Microsoft, in contrast, has spent decades building trust at large companies by
supporting old stuff essentially forever[0].

[0] [https://arstechnica.com/information-
technology/2015/06/navy-...](https://arstechnica.com/information-
technology/2015/06/navy-re-ups-with-microsoft-for-more-windows-xp-support/)

------
gzu
The TLDR: First time in years EPS dropped Q/Q. Big increases in spending.

------
TaylorSwift
I hate office google products. My work place uses it.

Google Driver File Stream is slower than share drive, along with it always
"streaming" in the background. VPNing makes it even worse.
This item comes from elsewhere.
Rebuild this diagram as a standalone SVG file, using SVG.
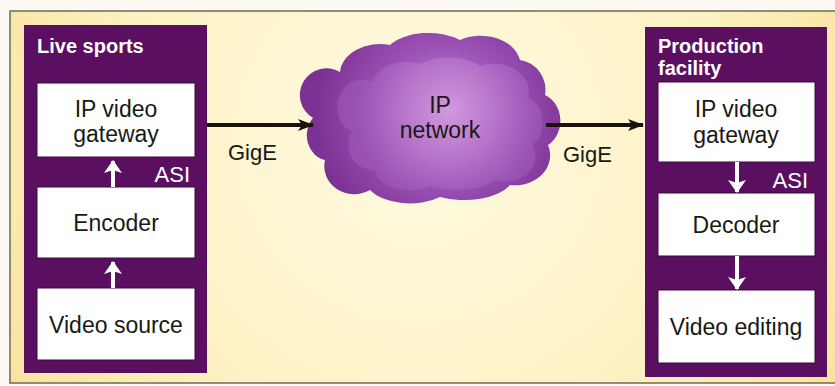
<svg xmlns="http://www.w3.org/2000/svg" width="835" height="386" viewBox="0 0 835 386">
<defs>
<radialGradient id="bg" cx="420" cy="140" r="520" gradientUnits="userSpaceOnUse">
<stop offset="0" stop-color="#fffbe3"/>
<stop offset="0.6" stop-color="#fdf1c2"/>
<stop offset="1" stop-color="#f9df96"/>
</radialGradient>
<radialGradient id="cloudg" cx="445" cy="115" r="130" gradientUnits="userSpaceOnUse">
<stop offset="0" stop-color="#c98ad8"/>
<stop offset="0.55" stop-color="#9a50b4"/>
<stop offset="1" stop-color="#7c3294"/>
</radialGradient>
<radialGradient id="cloudi" cx="450" cy="110" r="95" gradientUnits="userSpaceOnUse">
<stop offset="0" stop-color="#d39ae0" stop-opacity="0.9"/>
<stop offset="1" stop-color="#a35cbb" stop-opacity="0.5"/>
</radialGradient>
<marker id="ah" viewBox="0 0 16 12" refX="15" refY="6" markerWidth="16" markerHeight="12" markerUnits="userSpaceOnUse" orient="auto">
<path d="M0,0 L16,6 L0,12 L4,6 Z" fill="#1a1410"/>
</marker>
<marker id="wh" viewBox="0 0 13 18" refX="12" refY="9" markerWidth="13" markerHeight="18" markerUnits="userSpaceOnUse" orient="auto">
<path d="M0,0 L13,9 L0,18 L3,9 Z" fill="#ffffff"/>
</marker>
</defs>
<style>
.panel{fill:#5a0f61}
.box{fill:#ffffff;stroke:#3a0a40;stroke-width:1}
.t{font-family:"Liberation Sans",Arial,sans-serif;font-size:23px;fill:#161a14;text-anchor:middle}
.title{font-family:"Liberation Sans",Arial,sans-serif;font-size:20px;font-weight:bold;fill:#ffffff}
.asi{font-family:"Liberation Sans",Arial,sans-serif;font-size:22px;fill:#ffffff;text-anchor:end}
.lbl{font-family:"Liberation Sans",Arial,sans-serif;font-size:22px;fill:#161a14}
.conn{stroke:#1a1410;stroke-width:4;fill:none}
.wconn{stroke:#ffffff;stroke-width:4;fill:none}
</style>
<rect x="0" y="0" width="835" height="386" fill="#fbf9f2"/>
<rect x="10" y="11" width="830" height="372" fill="url(#bg)" stroke="#6e6a58" stroke-width="1.5"/>

<g id="live-sports">
<rect class="panel" x="24" y="25" width="183" height="348"/>
<text class="title" x="37" y="53">Live sports</text>
</g>
<g id="left-gateway">
<rect class="box" x="37" y="83" width="158" height="74"/>
<text class="t" x="116" y="117">IP video</text>
<text class="t" x="116" y="142">gateway</text>
</g>
<g id="encoder">
<rect class="box" x="37" y="187" width="158" height="71"/>
<text class="t" x="116" y="231">Encoder</text>
</g>
<g id="video-source">
<rect class="box" x="37" y="288" width="158" height="72"/>
<text class="t" x="116" y="333">Video source</text>
</g>

<g id="production-facility">
<rect class="panel" x="645" y="27" width="182" height="350"/>
<text class="title" x="658" y="53">Production</text>
<text class="title" x="658" y="75">facility</text>
</g>
<g id="right-gateway">
<rect class="box" x="658" y="82" width="157" height="80"/>
<text class="t" x="736" y="117">IP video</text>
<text class="t" x="736" y="143">gateway</text>
</g>
<g id="decoder">
<rect class="box" x="658" y="193" width="157" height="63"/>
<text class="t" x="736" y="233">Decoder</text>
</g>
<g id="video-editing">
<rect class="box" x="658" y="290" width="157" height="73"/>
<text class="t" x="736" y="335">Video editing</text>
</g>

<g id="ip-network">
<path d="M340,72 A40,30 0 0 1 390,45 A45,25 0 0 1 460,40 A40,30 0 0 1 520,60 A30,30 0 0 1 545,95 A25,28 0 0 1 548,145 A35,30 0 0 1 510,185 A50,25 0 0 1 440,197 A45,25 0 0 1 370,190 A30,28 0 0 1 325,160 A22,25 0 0 1 313,118 A25,25 0 0 1 340,72 Z" fill="url(#cloudg)"/>
<path d="M372,82 A35,25 0 0 1 420,64 A40,22 0 0 1 480,66 A35,28 0 0 1 528,98 A22,26 0 0 1 532,145 A30,25 0 0 1 495,180 A45,20 0 0 1 430,186 A35,22 0 0 1 375,170 A25,25 0 0 1 352,132 A22,24 0 0 1 372,82 Z" fill="url(#cloudi)"/>
<text class="t" x="440" y="113">IP</text>
<text class="t" x="440" y="138">network</text>
</g>

<g id="connectors">
<line class="conn" x1="207" y1="125" x2="313" y2="125" marker-end="url(#ah)"/>
<line class="conn" x1="546" y1="125" x2="643" y2="125" marker-end="url(#ah)"/>
<line class="wconn" x1="113" y1="187" x2="113" y2="161" marker-end="url(#wh)"/>
<line class="wconn" x1="113" y1="288" x2="113" y2="262" marker-end="url(#wh)"/>
<line class="wconn" x1="737" y1="162" x2="737" y2="192" marker-end="url(#wh)"/>
<line class="wconn" x1="737" y1="256" x2="737" y2="289" marker-end="url(#wh)"/>
<text class="lbl" x="228" y="160">GigE</text>
<text class="lbl" x="563" y="162">GigE</text>
<text class="asi" x="190" y="182">ASI</text>
<text class="asi" x="808" y="188">ASI</text>
</g>
</svg>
Can't use hotkeys in Google Sheets, and there are limited functions to it as
well. I hate clicking when using Excel all day.

Chrome is slow and bloated. Sites sometimes don't render properly.

GMail is slow, and its UI isn't making things better. Notifications do not
always appear, and missing a scheduled meeting/call can be embarrassing or
make you look irresponsible -- and looking at long email threads can get
confusing.

GChat/Hangouts or whatever it's called runs within the browser, which I
entirely dislike because it takes up a fraction of what you're looking it --
so I just end up using the hangouts software.

The whole GSuite thing is only good for collaborative purposes. But it slows
down the PC so GODDAMN much that it brings inefficiencies and headache. I
really wished the employer didn't go Google and chose an alternative.